What to Test (from highest impact):
- CTA button (color, text, size) – easy, quick results
- Product page headline – high conversion impact
- Price and discount presentation – direct impact
- Product images (white background vs lifestyle) – often underestimated
- Checkout layout (one-page vs multi-step)
- Shipping policy (free shipping thresholds)
Rules for a Proper A/B Test:
- Test one change at a time – otherwise you don't know what worked
- Minimum test duration: 2 weeks or until 100 conversions in each variant
- Statistical significance: 95%+ (use a calculator, e.g. abtestguide.com)
- Test at the same time (not: version A at Christmas, version B in January)
A/B Testing Tools:
- Hotjar – heat maps + tests
- VWO (Visual Website Optimizer) – popular in e-commerce
- Optimizely – for larger stores
- Convert.com – flexible and powerful
Part 4: Heat Maps and Behavior Analysis
Heat Maps
Visualize where users click and how far they scroll.
What to look for:
- Do they click on elements that aren't links? (Frustration – add link)

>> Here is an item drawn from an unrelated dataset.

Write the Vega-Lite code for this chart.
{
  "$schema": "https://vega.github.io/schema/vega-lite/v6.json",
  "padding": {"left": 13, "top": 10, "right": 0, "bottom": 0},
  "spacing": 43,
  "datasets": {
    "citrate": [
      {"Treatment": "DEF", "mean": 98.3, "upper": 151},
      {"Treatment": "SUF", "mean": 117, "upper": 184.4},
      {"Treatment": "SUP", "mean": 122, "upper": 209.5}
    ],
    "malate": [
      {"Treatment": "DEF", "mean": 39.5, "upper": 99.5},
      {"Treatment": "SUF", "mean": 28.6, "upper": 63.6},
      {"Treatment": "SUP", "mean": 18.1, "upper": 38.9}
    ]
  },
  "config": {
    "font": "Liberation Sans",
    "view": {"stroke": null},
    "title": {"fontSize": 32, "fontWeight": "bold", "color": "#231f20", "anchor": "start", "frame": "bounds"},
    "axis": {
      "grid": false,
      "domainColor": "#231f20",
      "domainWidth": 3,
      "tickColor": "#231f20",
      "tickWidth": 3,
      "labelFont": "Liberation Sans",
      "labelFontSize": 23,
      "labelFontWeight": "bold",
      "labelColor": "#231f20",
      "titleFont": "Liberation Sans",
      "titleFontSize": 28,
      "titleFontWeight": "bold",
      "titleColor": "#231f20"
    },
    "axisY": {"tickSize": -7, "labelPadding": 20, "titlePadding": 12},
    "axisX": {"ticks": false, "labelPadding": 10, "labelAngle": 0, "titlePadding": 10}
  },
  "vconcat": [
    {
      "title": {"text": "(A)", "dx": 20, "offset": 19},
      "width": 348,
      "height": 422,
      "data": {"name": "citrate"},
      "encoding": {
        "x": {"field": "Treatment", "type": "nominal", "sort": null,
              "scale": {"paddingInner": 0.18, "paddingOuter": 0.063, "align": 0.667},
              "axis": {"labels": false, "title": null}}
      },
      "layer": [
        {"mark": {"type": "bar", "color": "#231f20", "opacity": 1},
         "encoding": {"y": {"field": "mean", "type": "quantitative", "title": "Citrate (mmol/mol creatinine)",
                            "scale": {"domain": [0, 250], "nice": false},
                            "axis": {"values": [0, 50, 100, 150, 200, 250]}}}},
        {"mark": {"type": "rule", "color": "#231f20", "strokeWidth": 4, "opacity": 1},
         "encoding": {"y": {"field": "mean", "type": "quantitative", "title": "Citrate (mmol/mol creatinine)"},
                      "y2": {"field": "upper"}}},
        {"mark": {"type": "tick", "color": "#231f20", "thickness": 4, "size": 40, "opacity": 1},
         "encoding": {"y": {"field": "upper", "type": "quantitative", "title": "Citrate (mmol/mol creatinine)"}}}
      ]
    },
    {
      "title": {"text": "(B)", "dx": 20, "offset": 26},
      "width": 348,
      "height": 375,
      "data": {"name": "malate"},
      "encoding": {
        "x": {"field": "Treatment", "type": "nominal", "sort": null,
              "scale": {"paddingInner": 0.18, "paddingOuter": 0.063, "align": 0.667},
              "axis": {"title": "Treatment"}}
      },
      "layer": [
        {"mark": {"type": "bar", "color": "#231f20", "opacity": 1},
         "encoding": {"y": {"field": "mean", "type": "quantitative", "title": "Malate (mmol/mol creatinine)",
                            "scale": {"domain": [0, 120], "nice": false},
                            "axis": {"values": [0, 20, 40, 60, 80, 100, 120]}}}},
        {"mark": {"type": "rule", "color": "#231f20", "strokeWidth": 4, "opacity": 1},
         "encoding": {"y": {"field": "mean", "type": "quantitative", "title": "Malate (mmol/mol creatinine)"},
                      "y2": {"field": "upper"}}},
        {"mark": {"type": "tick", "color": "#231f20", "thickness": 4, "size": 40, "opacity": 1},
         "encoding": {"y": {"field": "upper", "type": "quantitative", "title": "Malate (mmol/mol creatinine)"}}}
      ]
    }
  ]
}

- How far do they scroll on the product page? (Do they see the "Add to Cart" button?)
- Which elements are ignored? (Remove or improve)
Session Recordings
Ability to replay a specific user's session. You'll literally see what they did on your site.

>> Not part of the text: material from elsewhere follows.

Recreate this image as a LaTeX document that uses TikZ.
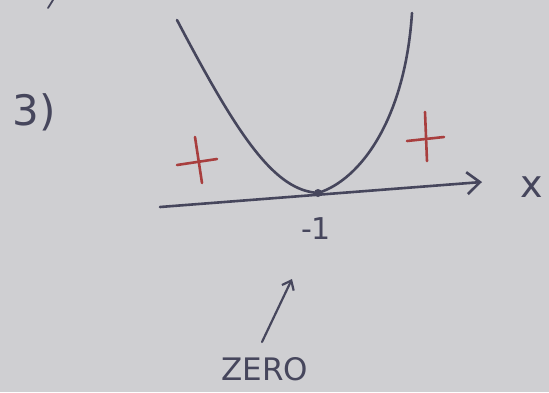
\documentclass[tikz,border=0pt]{standalone}
\usepackage{fontspec}
\setmainfont{DejaVu Sans}
\usetikzlibrary{arrows.meta}
\definecolor{paper}{RGB}{207,207,210}
\definecolor{pen}{RGB}{70,70,92}
\definecolor{redpen}{RGB}{168,62,62}
\tikzset{
  ink/.style={draw=pen, line width=2.6pt, line cap=round, line join=round},
  redink/.style={draw=redpen, line width=2.6pt, line cap=round},
  hand/.style={text=pen, inner sep=0pt, font=\fontsize{#1}{#1}\selectfont},
}
\begin{document}
\begin{tikzpicture}[x=1pt,y=-1pt]
\fill[paper] (0,0) rectangle (549,392);
\useasboundingbox (0,0) rectangle (549,392);

% previous item's stroke at top
\coordinate (ts) at (48,8);
\coordinate (te) at (53,0);
\draw[ink, line width=1.8pt] (ts) -- (te);

% label 3)
\node[hand=42] (num) at (34,112) {3)};

% axis
\coordinate (axL) at (160,207);
\coordinate (axR) at (482,182);
\draw[ink, -{Straight Barb[length=13pt,width=22pt,line width=2.6pt]}] (axL) -- (axR);
\node[hand=38] (xl) at (532,187) {x};

% parabola
\coordinate (pL) at (177,20);
\coordinate (vtx) at (318,193);
\coordinate (pR) at (412,13);
\draw[ink] (pL) .. controls (240,140) and (275,190) .. (vtx)
           .. controls (360,180) and (405,120) .. (pR);
\fill[pen] (vtx) circle (4pt);

% red plus signs
\draw[redink] (177,165) -- (217,159);
\draw[redink] (195,137) -- (202,183);
\draw[redink] (407,141) -- (444,137);
\draw[redink] (425,112) -- (427,161);

% -1 label
\node[hand=30] (m1) at (316,229) {-1};

% ZERO with arrow
\node[hand=31] (zero) at (265,369) {ZERO};
\coordinate (za) at (262,342);
\coordinate (zb) at (292,279);
\draw[ink, line width=2.2pt, -{Straight Barb[length=8pt,width=13pt,line width=2.2pt]}] (za) -- (zb);
\end{tikzpicture}
\end{document}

Look for: Where do they hesitate? Where do they go back? Where do they click multiple times without effect?
Tools:
- Hotjar – most popular, free plan available
- Microsoft Clarity – free, no limits
- FullStory – advanced, paid
Part 5: LTV, CAC and Margin – How to Calculate Them
Sample Calculations for a Store:
-
AOV = $90
-
Purchases/year/customer = 2.5
-
Retention = 3 years
-
LTV = $90 × 2.5 × 3 = $675
-
Monthly marketing spend = $2,500
-
New customers/month = 50
-
CAC = $50
-
LTV/CAC = 13.5 – very good ratio (target: min. 3)
Net Margin
Don't think in revenue. Calculate margin:
Net margin = Revenue - Product costs - Shipping - Marketing - Platform fees - Returns - Operational costs
Part 6: Sales Dashboard – What Should It Contain?
Daily KPIs (monitor every day):
- Revenue vs daily goal
- Number of orders
- Conversion rate (CR)
- Cart abandonment rate
- Number of AI assistant conversations
Weekly KPIs:
- AOV trend
- New vs returning customers
- Top 10 products
- Traffic sources and their conversion
Monthly KPIs:
- CAC per channel
- LTV cohort (how customers behave after 1, 3, 6 months)
- Return Rate
- Net Promoter Score (NPS)
Dashboard Tools:
- GA4 – free, basic
- Looker Studio – free, advanced visualizations
- Metabase – open source, for more advanced users
- Klaviyo Analytics – if using Klaviyo for emails
Part 7: AI Assistant Analytics
If you use SellsAI, you have access to unique data:
- Most common customer questions – know what they're looking for (and can't find)
- Most recommended products – what AI is selling
- Chat conversion – how many conversations end in a purchase
- Problem topics – what customers ask support about
This is invaluable product intelligence – customers are literally telling you what they need.
Checklist: Analytics Setup for E-commerce
Tracking:
- [ ] GA4 with Enhanced Ecommerce
- [ ] Meta Pixel (Facebook)
- [ ] Google Tag Manager
- [ ] Own session filter (IP)
Conversion:
- [ ] Goal: order confirmation page
- [ ] Micro-conversions: add to cart, signup
- [ ] Checkout funnel in GA4
Behavior:
- [ ] Hotjar or Microsoft Clarity
- [ ] Heat maps on top 5 product pages
- [ ] Session recordings at checkout
Testing:
- [ ] A/B test plan for Q1/Q2
- [ ] Statistical significance calculator
- [ ] Test results journal
Reporting:
- [ ] Daily dashboard (revenue, CR, orders)
- [ ] Weekly report (top products, sources)
- [ ] Monthly report (CAC, LTV, margin)
Summary
E-commerce analytics is not about collecting data – it's about making better decisions based on facts. Stores that systematically run A/B tests and optimize conversion grow 2–3× faster than those focused only on traffic.
Start with three steps: configure GA4 correctly, install Hotjar, and run your first A/B test on the CTA button. You'll see effects within 30 days.